С Гоголем вроде бы тоже возможны осложнения. Но я попробовал. У меня был хороший спектакль «Ревизор» на самом пике перестройки. Я поставил его со студентами, в черном зале Театра Маяковского. Но вот прошел какой-то временной цикл, и сейчас мне кажется, что эта пьеса уже, пожалуй, неинтересна, ее слишком хорошо знают. Это тоже важно…
Никогда бы не поставил «Голого короля» или «Принцессу Турандот», потому что есть легендарные спектакли — как-то не хочется с ними меряться силами.
— В одной статье о вас, написанной более чем опытным театроведом, есть соображение о том, что Сухово-Кобылина вы не ставите потому, что он вам слишком близок.

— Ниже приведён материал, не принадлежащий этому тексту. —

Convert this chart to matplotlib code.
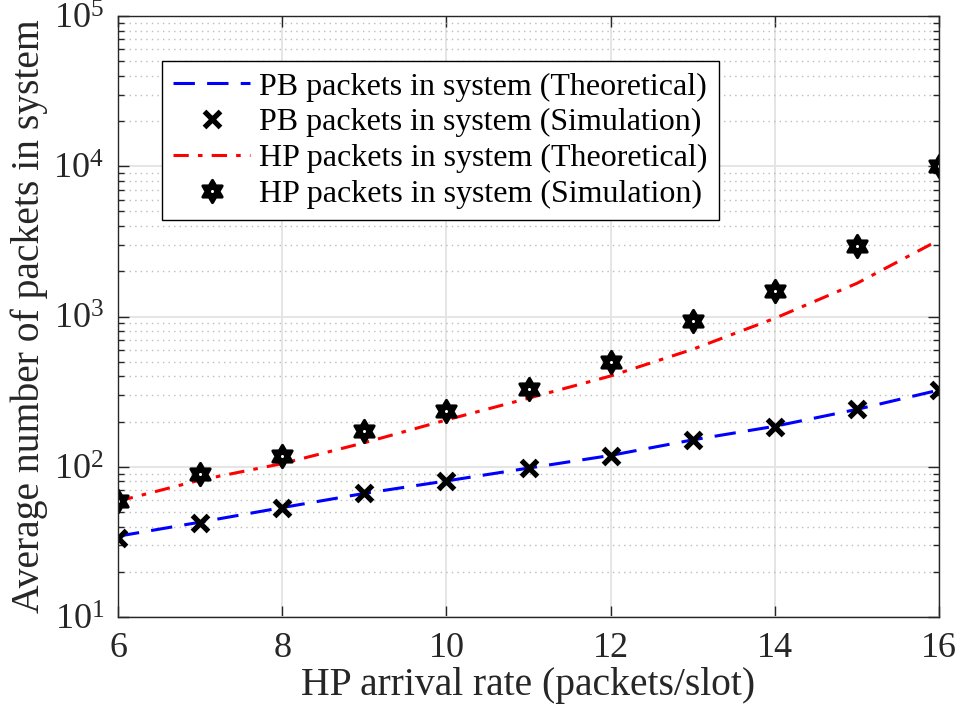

— Я видел очень хороший спектакль у Фоменко, давно, почти ничего не осталось в памяти, но все-таки ощущение осталось. Тогда меня немножко огорчило, что как-то первый акт кончается ничем, как-то плохо с финалами… И чего-то не хватает, хорошей булгаковщины, хотя замах есть такой — мистический…
— Если бы вы могли выбирать любую площадку в Петербурге для гастролей своего театра, какую бы выбрали?
— Очень хотелось всегда в БДТ. И однажды мы там играли. Но мы застали тот период, когда было ощущение, что это «дом с привидениями», из него тогда ушла живая душа и он оставил тягостное впечатление своими темными сводами, плохо освещенными. Может быть, сейчас происходит какое-то восстановление сил и энергии этого дома, не знаю. Но, конечно, я бы выбрал для нас театр Товстоногова, который теперь уже не имени Горького. И это прекрасно, что не довлеет Горький, задвинули его…
— Театр — это свобода?
— Это свободная игра с сознанием тех людей, которые приходят смотреть спектакль. Когда возникает единое биополе с артистами, тогда происходит настоящий театр. Это очень трудно зафиксировать. На телевидении это не получается. Я много над этим бился. Но телевизионная техника не записывает некоторую тонкую материю, о которой говорили восточные мудрецы, такую энергию… которая тоже часть человеческого существования.
— Простите, если это прозвучит без положенного пиетета: Марк Анатольевич, вы — хулиган?
— Да, я иду на определенный риск иногда и получаю от этого определенное удовольствие. Я начал рисковать еще в студенческом театре. У меня был там спектакль «Дракон», который закрыли. Я уже тогда остро почувствовал, что занимаюсь опасным делом, — кого-то оно может злить, кого-то раздражать. Как вот сейчас ненормативная лексика в спектакле «Вальпургиева ночь». Может быть, спустя время это тоже покажется мелочью. Но сейчас важно, потому что Венедикт Ерофеев без ненормативной лексики — это уже не Венедикт Ерофеев. И, может быть, конечно, я — дитя краснопресненских окраин, но мне эта лексика не режет ухо. Она звучит, как в народной частушке, где нецензурного, полуцензурного много.
— Вашего Жадова в «Доходном месте» когда-то сыграл Андрей Миронов. Мог бы он сейчас сыграть Веничку в «Вальпургиевой ночи»?
— Да, он мог бы. Он все мог, такой невероятно подвижный его актерский организм.
— Догадываюсь, что мои слова вызовут у вас улыбку, но не могу не признаться. Мне почему-то кажется, что в вашей истории, в вашем театре краснопресненские окраины растворяются в чем-то… пушкинском, что вы — такой пушкинский «хулиган».
— Да? Спасибо, конечно. Это для меня какая-то новость. Это такой комплимент. Хорошо, что у меня не кружится голова… никогда не кружилась. Не люблю, если произносят «в моем творчестве» или «мой рейтинг», но вот он, кажется, вырос, пока мы с вами говорим. В моей жизни все происходило трудно и постепенно, поэтому голова, слава богу, не кружится, нет.
Но вы правы — есть на свете какое-то светлое хулиганство.
— Может быть, это та самая ваша свобода? Из пушкинской сказки? Хотя вы ведь не любите это слово…
— Нет, применительно к Пушкину я это слово слышу иначе. Тут есть такой «сосуд», который нужно открыть. Но Пушкина я боюсь… не рискну.